Je peux en parler en toute connaissance de cause, c’est ce qui est train de m’arriver. Je suis en train de travailler tous azimuts sur de nouveaux projets, de nouvelles idées. Ma créativité se développe à tout crin, j’ai plein d’envies. Il faut pallier autrement le départ de mon ancien associé. Et comme du coup je ne faisais pas assez attention à mon corps, malgré les messages qu’il m’avait déjà envoyé, celui-ci m’a mis un stop, un vrai avec plusieurs problèmes de santé qui sont survenus en même temps et qui m’handicapent au sens propre, au point que mon médecin ne m’a pas laissé le choix et a dû m’arrêter. C’est la première fois depuis quasiment 25 ans que je suis à mon compte.

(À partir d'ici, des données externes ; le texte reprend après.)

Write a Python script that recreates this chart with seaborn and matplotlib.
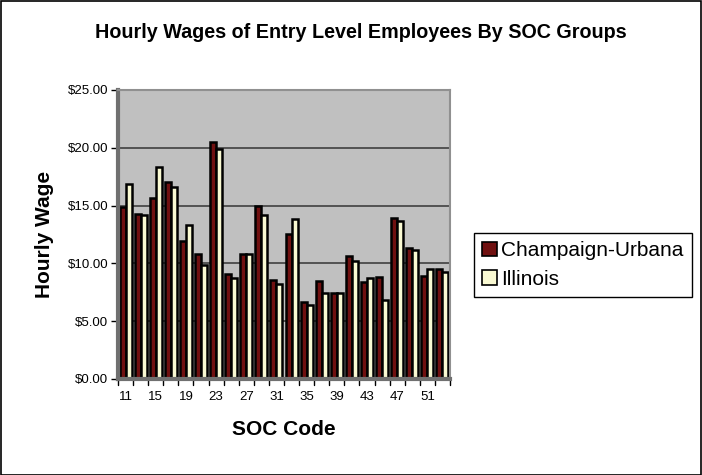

Être entrepreneur c’est bien. Savoir écouter son corps ou ne pas le négliger, sur le long terme c’est mieux. Parce que, quand il vous met un vrai stop, tous les projets sont arrêtés ou presque et vous devez déléguer si cela vous est possible, le temps de prendre ce repos exigé. Malgré mon expérience, je me rends compte qu’en fait l’entrepreneur que je suis apprend toujours. D’une manière ou d’une autre. Et c’est une expérience de vie qu’il me semble important de partager. Parce que, quand on a le nez dans le guidon, il est difficile de relever parfois la tête. Or, il le faut. C’est une expérience nouvelle ainsi que je pourrais aussi partager avec mes étudiants qui veulent se mettre à leur compte. En pleine phase d’apprentissage, je vous dis. Et employer ce terme d’orchidoclaste veut peut-être aussi dire que je n’ai pas entièrement accepté ce qui se passe. Les deux parties formant qui je suis l’ont été en fait : l’esprit qui n’a pas voulu écouter et le corps qui a dû le devenir pour pouvoir être écouté.
Et une fois de plus, merci Anne qui sait pallier.